Al-QAEM, Iraq: Residents of Al-Qaem, an Iraqi town near the Syrian border, aim to repay a debt to Syrians who provided them with supplies, fighters and weapons when the region was facing U.S. forces in 2005.
“The brothers in Syria stood with the Iraqis ... when U.S. forces surrounded us in 2005, and opened their border and their hearts to us,” Sheikh Mohammad al-Karbuli told AFP. “They delivered us everything we needed – food, medicine, men and weapons ... from several places in Syria,” so we must “pay back to them the gratitude and charity in their ordeal.”
Abdul Nasser Mohammad al-Qaraghuli, who lives between Al-Qaem and the Syrian border, said that “we send them simple medical supplies now, and collect financial contributions from the wealthy people and we send [the contributions] to them.”

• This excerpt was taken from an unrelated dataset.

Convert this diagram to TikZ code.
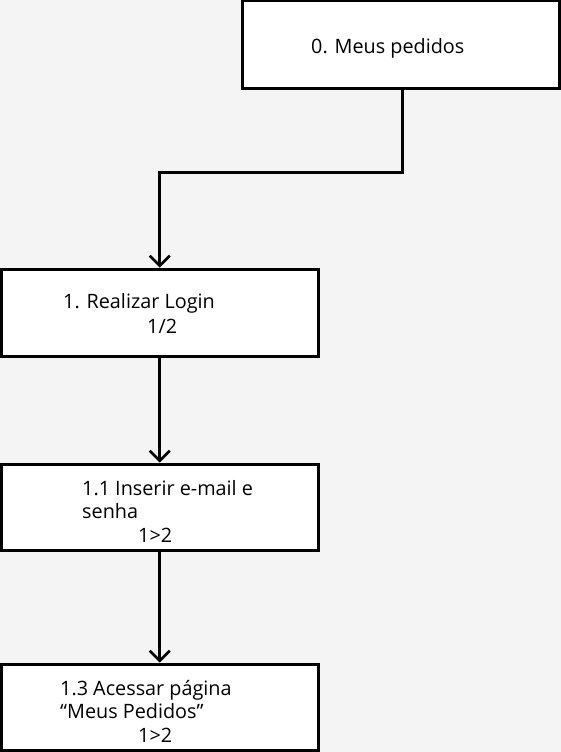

Al-Qaem, a town of about 137,000 people, is located in Anbar province some 340 kilometers west of Baghdad.
There are families and tribes, including major ones such as Al-Rawiyin, Al-Aniyin, Al-Karabla, Albu Mahal and Al-Salman, in the area that have ties by blood and marriage to those in Syria.
Tribal leaders say that relationships with Syrians extend to the towns of Deir al-Zour, Homs and Idlib.
“I sent $2,000 so far to help injured people in Syria,” tribal elder Abu Mujahid al-Luhaibi said, adding: “We send money to the families that we know through intermediaries.”
Karbuli said: “What is happening for the Syrian people now in Homs, Damascus, Deir al-Zour and other cities is an insult to dignity. The tribal leaders in Anbar especially must ... help our brothers in Syria.”
Since March last year, Syrian President Bashar Assad’s regime has carried out a bloody crackdown on an uprising against his rule in which more than 6,000 people have been killed, according to a toll by rights activists.
While there are still regular civilian protests that turn deadly in Syria, the focus has shifted to armed conflict with regime forces.
Syria shares a roughly 600 km border with Iraq, more than half of it with the Sunni-majority Anbar province, which was once an insurgent center.
Assad belongs to the minority Alawite sect, an offshoot of Shiite Islam, while the majority of Syrians, and of his opponents, are Sunni Muslims.
Iraq’s interior minister said in an interview with AFP that jihadists are moving from Iraq to Syria and arms are also being smuggled across the border to opponents of Assad’s regime.
A statement released Saturday by the Iraqi premier’s office meanwhile said that Iraq is taking measures to secure its border with Syria against weapons smuggling and the unauthorized movement of people.
A group of people in Al-Qaem this month announced the formation of the “Army of Free Iraqis” to provide assistance in Syria.
The group said in a statement that its “work will focus on controlling the border and searching with volunteers for any strange or suspicious movements by the Iraqi government toward assisting the Syrian government.”
The group’s leader, Abu Yasser, told AFP that “we will go immediately to fight in Syria if it is shown that the Iraqi government sends fighters to fight with the regime there.”
Abu Yasser, whose face was masked, traveled in a three-vehicle convoy with 12 men armed with automatic weapons.
Al-Qaem is also preparing for the possibility of receiving Syrian refugees.
Bilal al-Ani, the head of a local rights group, said that in the event Syrian refugees came to Al-Qaem, “we will receive them and provide them with all the necessary things and all that they want.”
Karbuli stressed that “if the government objects to opening camps, our houses are open to them.”